The dominance of Jujutsu Kaisen target audience demographics in the 13 to 22 range signals a permanent shift. Studios can't keep making anime for the nostalgic thirty-year-old and expect to hit these numbers. They have to make choices that appeal to the demographic that actually drives engagement. That means darker themes, better animation quality because screenshots will be dissected on Twitter, and character writing that respects the emotional intelligence of teenagers.
This isn't just about one show being popular. It's about an entire medium pivoting to serve a generation that treats anime as primary culture rather than niche interest. The kids who made JJK the most in-demand anime globally aren't going to age out of their preferences. They're going to age into positions where they fund the next wave of productions. When that happens, the industry will look back at the demographic data from 2023 and realize this was the inflection point. The torch didn't just pass to a new generation. The new generation grabbed it and demanded the fire burn hotter.

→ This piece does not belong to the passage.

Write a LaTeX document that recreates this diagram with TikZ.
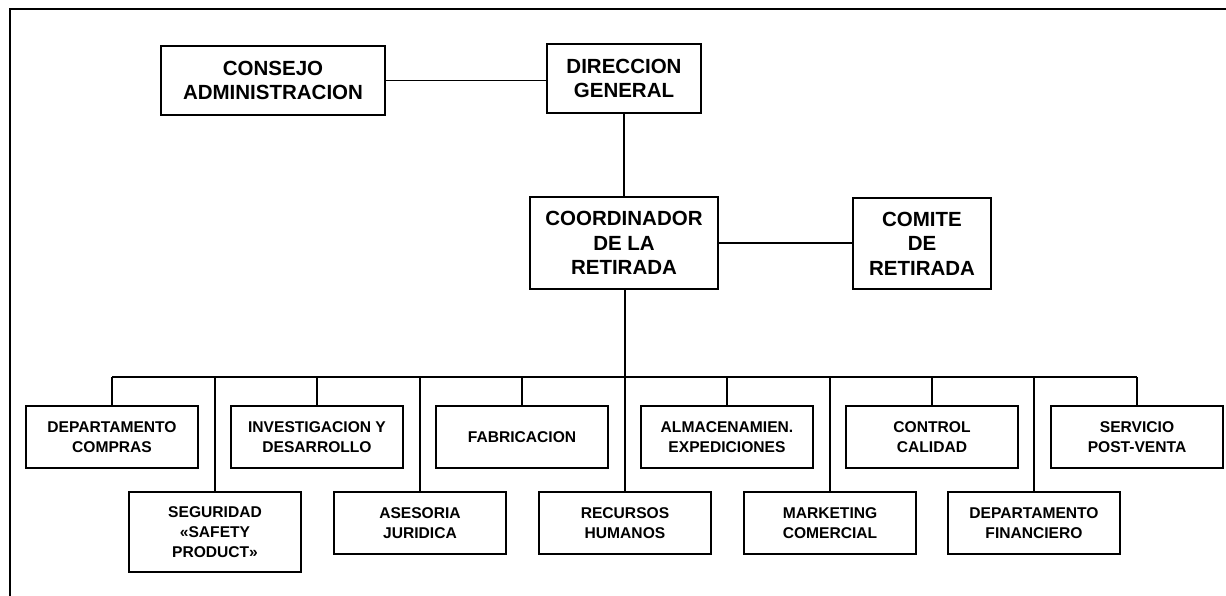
\documentclass[tikz,border=0pt]{standalone}
\usepackage{fontspec}
\setmainfont{Liberation Sans}
\begin{document}
\begin{tikzpicture}[x=1pt,y=-1pt,
  bigbox/.style={draw,line width=1.5pt,align=center,inner sep=0pt,
    font=\fontsize{20.5}{24.5}\selectfont\bfseries},
  smallbox/.style={draw,line width=1.4pt,align=center,inner sep=0pt,
    minimum width=172pt,minimum height=62pt,
    font=\fontsize{15.6}{20}\selectfont\bfseries},
  link/.style={line width=1.3pt},
  frameline/.style={line width=2.4pt}]
\useasboundingbox (0,0) rectangle (1226,596);
% frame
\coordinate (fa) at (10,9);
\coordinate (fb) at (1226,9);
\coordinate (fc) at (10,596);
\draw[frameline] (fc) -- (fa) -- (fb);
% top boxes
\node[bigbox,minimum width=224pt,minimum height=69pt] (consejo) at (273,80.5) {CONSEJO\\ADMINISTRACION};
\node[bigbox,minimum width=154pt,minimum height=69pt] (dir) at (624,78.5) {DIRECCION\\GENERAL};
\node[bigbox,line width=2pt,minimum width=188pt,minimum height=92pt] (coord) at (624,243) {COORDINADOR\\DE LA\\RETIRADA};
\node[bigbox,minimum width=138pt,minimum height=91pt] (comite) at (922,243.5) {COMITE\\DE\\RETIRADA};
% top row
\node[smallbox] (compras) at (112,437) {DEPARTAMENTO\\COMPRAS};
\node[smallbox] (invest) at (317,437) {INVESTIGACION Y\\DESARROLLO};
\node[smallbox] (fabric) at (522,437) {FABRICACION};
\node[smallbox] (almac) at (727,437) {ALMACENAMIEN.\\EXPEDICIONES};
\node[smallbox] (control) at (932,437) {CONTROL\\CALIDAD};
\node[smallbox] (servicio) at (1137,437) {SERVICIO\\POST-VENTA};
% bottom row
\node[smallbox,minimum height=80pt] (seguridad) at (215,532) {SEGURIDAD\\«SAFETY\\PRODUCT»};
\node[smallbox] (asesoria) at (420,523) {ASESORIA\\JURIDICA};
\node[smallbox] (recursos) at (625,523) {RECURSOS\\HUMANOS};
\node[smallbox] (marketing) at (830,523) {MARKETING\\COMERCIAL};
\node[smallbox] (financiero) at (1034,523) {DEPARTAMENTO\\FINANCIERO};
% connectors
\coordinate (bus) at (625,377);
\draw[link] (consejo.east) -- (consejo.east -| dir.west);
\draw[link] (dir.south) -- (coord.north);
\draw[link] (coord.east) -- (coord.east -| comite.west);
\draw[link] (coord.south -| bus) -- (bus);
\draw[link] (compras.north |- bus) -- (servicio.north |- bus);
\foreach \n in {compras,invest,fabric,almac,control,servicio,seguridad,asesoria,recursos,marketing,financiero}
  \draw[link] (\n.north |- bus) -- (\n.north);
\end{tikzpicture}
\end{document}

Frequently Asked Questions
What percentage of Jujutsu Kaisen fans are Gen Z?
According to Parrot Analytics data cited by Guinness World Records, 71.3% of Jujutsu Kaisen viewers fall between ages 13 and 22, covering Generation Z. This is significantly higher than competing shows like One Piece or Attack on Titan.
What is the average age of JJK fans in Japan vs globally?
Globally, the data shows 71.3% of viewers are 13-22. However, in Japan, surveys indicate the average fan age is 28 to 29 years old. This gap exists because shonen manga in Japan is read by working adults on commutes, while international marketing targeted younger streaming demographics.
What is the gender split for Jujutsu Kaisen viewership?
Surveys in Japan show a 60% male to 40% female split. Globally, female viewership may be even higher based on social media engagement. The appeal crosses gender lines through complex male characters like Gojo and strong female leads like Nobara who aren't sidelined.
How does JJK's audience compare to Demon Slayer's?
Demon Slayer averages 39 years old compared to JJK's younger base. While both have beautiful animation, Demon Slayer became a family phenomenon with clear good vs evil themes. JJK's darker, more cynical approach appeals specifically to teenagers rather than parents watching with kids.
What makes the Dark Trio different from traditional shonen?
The Dark Trio refers to Jujutsu Kaisen, Chainsaw Man, and Hell's Paradise. These series evolved shonen by incorporating gore, psychological horror, and moral ambiguity. They reject traditional optimistic tropes in favor of stories where heroism is a trap and the system is corrupt.